→ Prompt:
Reproduce from the records below, with no pictures, exactly the lines between the one containing "Emit a Python" and the one containing "import pandas as pd", inclusive.

====== Excerpted data ======

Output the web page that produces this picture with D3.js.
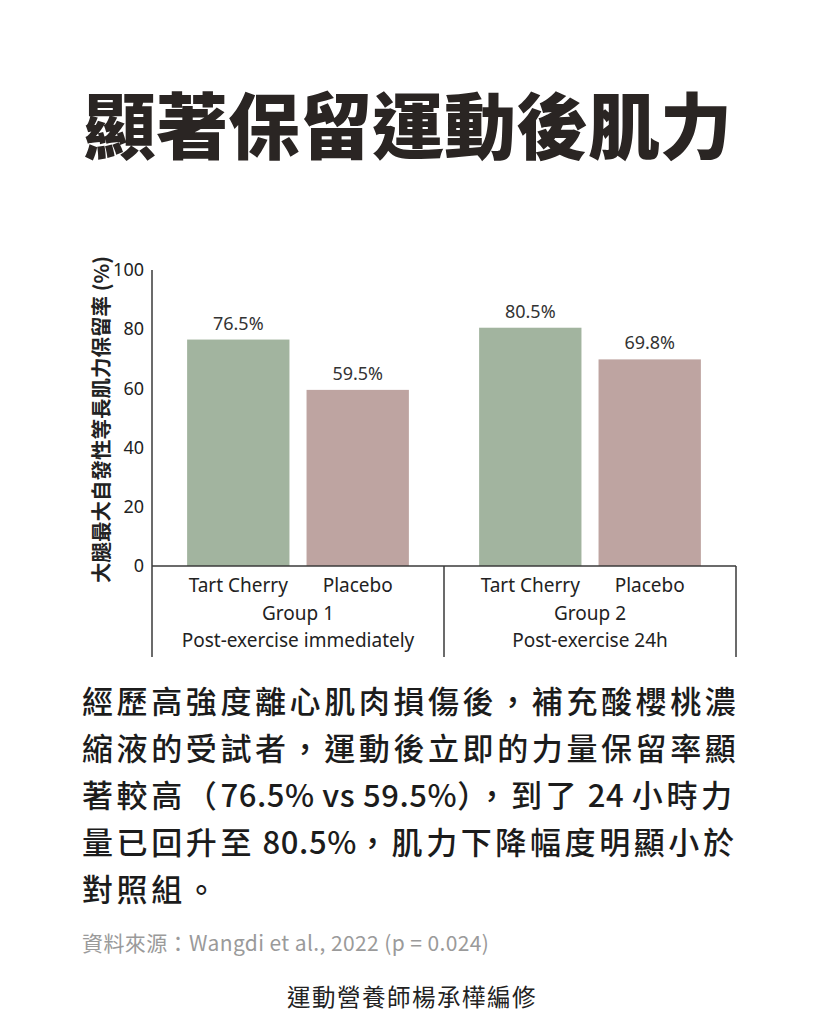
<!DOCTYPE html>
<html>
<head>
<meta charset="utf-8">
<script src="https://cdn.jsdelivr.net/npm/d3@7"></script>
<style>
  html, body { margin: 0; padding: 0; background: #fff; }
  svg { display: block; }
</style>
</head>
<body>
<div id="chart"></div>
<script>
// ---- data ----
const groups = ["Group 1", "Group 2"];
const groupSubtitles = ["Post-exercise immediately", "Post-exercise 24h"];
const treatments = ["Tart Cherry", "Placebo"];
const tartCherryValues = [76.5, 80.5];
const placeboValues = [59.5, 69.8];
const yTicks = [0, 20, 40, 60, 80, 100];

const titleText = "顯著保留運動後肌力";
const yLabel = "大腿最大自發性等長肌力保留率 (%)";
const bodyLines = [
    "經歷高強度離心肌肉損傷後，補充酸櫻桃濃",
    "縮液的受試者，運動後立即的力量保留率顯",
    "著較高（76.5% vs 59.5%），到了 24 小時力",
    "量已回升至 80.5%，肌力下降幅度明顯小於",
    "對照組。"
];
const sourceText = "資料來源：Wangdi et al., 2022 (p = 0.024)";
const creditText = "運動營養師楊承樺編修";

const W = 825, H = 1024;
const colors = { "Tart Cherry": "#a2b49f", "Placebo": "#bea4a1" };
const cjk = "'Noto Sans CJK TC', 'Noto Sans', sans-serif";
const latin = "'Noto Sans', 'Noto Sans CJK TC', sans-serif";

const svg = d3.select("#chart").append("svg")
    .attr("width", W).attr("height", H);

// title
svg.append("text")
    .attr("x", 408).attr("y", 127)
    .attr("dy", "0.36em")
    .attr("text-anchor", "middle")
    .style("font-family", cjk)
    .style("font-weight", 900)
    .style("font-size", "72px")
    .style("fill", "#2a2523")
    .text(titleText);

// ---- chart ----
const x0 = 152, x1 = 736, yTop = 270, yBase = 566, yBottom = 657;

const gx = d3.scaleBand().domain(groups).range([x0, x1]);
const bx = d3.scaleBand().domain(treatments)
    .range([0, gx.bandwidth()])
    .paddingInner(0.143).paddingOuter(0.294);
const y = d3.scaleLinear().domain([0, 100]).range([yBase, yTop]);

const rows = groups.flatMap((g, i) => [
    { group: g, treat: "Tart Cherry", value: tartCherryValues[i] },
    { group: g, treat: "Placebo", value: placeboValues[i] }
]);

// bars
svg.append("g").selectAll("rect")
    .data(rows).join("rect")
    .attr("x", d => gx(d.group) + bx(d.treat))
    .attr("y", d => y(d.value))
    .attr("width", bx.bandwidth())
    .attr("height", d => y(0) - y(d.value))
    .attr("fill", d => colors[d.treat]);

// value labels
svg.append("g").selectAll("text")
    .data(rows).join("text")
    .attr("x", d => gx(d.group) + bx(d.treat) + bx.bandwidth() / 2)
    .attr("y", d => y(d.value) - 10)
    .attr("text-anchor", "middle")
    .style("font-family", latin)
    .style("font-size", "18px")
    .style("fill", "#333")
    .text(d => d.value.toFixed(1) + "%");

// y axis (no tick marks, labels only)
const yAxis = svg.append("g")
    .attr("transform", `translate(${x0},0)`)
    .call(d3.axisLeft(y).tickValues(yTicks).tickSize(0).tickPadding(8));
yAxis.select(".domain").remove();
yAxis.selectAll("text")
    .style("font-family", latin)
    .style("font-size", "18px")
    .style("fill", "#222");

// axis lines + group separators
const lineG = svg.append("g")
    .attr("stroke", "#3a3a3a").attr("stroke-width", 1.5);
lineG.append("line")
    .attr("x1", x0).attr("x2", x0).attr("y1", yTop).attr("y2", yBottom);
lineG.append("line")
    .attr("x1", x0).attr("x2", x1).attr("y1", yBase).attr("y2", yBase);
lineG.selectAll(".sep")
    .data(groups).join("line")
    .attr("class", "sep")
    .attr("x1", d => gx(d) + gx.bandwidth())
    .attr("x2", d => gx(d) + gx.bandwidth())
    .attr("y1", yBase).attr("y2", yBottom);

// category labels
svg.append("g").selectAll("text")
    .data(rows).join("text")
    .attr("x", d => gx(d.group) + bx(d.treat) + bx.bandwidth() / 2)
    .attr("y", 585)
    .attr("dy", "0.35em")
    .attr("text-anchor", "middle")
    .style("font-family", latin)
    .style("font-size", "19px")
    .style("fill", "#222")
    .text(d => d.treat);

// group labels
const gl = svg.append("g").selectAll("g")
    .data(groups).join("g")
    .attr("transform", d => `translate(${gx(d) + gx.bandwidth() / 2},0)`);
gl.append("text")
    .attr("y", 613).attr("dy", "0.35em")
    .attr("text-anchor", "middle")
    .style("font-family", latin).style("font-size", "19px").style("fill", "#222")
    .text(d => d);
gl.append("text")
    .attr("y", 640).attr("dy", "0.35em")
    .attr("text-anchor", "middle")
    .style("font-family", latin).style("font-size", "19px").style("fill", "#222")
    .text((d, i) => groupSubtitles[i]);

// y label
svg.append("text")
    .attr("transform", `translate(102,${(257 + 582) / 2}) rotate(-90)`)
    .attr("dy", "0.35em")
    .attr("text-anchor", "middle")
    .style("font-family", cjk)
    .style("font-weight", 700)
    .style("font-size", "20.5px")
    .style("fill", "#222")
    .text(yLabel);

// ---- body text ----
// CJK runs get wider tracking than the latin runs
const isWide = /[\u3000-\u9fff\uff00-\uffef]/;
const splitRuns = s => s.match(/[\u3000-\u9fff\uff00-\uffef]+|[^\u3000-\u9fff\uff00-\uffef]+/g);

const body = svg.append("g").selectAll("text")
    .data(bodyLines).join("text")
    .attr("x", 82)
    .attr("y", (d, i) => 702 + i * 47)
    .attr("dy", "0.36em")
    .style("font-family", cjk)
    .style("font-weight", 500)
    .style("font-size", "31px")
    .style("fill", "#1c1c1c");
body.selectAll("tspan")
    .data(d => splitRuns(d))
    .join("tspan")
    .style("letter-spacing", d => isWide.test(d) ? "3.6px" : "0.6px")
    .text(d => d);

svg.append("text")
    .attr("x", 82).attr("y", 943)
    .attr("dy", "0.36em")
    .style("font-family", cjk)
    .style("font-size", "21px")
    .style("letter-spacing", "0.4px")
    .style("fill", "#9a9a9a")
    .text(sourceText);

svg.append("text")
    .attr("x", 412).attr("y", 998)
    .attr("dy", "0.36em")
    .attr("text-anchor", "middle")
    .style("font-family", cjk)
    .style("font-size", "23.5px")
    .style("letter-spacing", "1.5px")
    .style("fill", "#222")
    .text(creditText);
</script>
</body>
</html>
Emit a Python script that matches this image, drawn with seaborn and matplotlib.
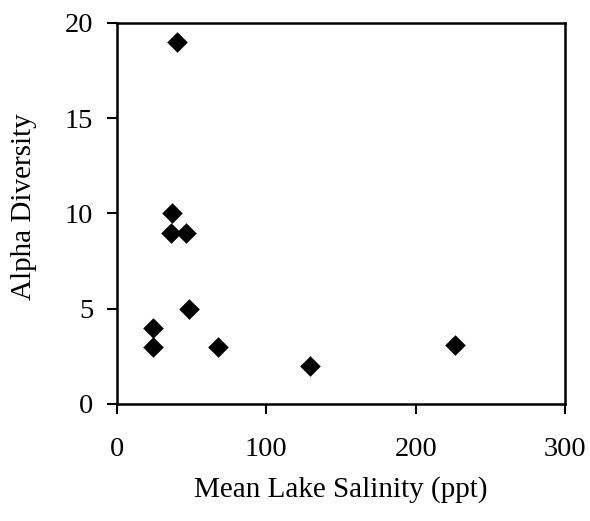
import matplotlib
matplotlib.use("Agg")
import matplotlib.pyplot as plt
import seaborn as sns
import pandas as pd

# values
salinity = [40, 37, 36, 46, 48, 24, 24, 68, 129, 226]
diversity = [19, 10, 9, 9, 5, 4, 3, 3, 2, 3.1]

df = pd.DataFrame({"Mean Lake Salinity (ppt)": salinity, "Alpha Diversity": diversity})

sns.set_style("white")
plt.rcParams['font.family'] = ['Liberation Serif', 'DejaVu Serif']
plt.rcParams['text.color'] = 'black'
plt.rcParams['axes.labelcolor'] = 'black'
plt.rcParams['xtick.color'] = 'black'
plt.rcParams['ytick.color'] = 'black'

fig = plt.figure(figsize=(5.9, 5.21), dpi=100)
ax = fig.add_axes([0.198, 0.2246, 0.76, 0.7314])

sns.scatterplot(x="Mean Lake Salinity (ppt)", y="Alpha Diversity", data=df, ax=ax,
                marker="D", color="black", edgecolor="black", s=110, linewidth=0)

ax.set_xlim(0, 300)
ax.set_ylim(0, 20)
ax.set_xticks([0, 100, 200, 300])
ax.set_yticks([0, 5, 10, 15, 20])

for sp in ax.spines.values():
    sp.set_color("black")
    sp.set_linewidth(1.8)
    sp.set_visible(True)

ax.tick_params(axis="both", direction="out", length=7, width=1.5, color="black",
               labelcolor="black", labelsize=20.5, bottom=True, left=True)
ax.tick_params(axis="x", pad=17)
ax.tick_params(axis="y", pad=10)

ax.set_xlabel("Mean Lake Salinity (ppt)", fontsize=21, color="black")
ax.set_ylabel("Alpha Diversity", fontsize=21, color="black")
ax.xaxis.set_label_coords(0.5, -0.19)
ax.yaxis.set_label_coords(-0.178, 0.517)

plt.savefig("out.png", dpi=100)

======

→ Expected answer:
Emit a Python script that matches this image, drawn with seaborn and matplotlib.
import matplotlib
matplotlib.use("Agg")
import matplotlib.pyplot as plt
import seaborn as sns
import pandas as pd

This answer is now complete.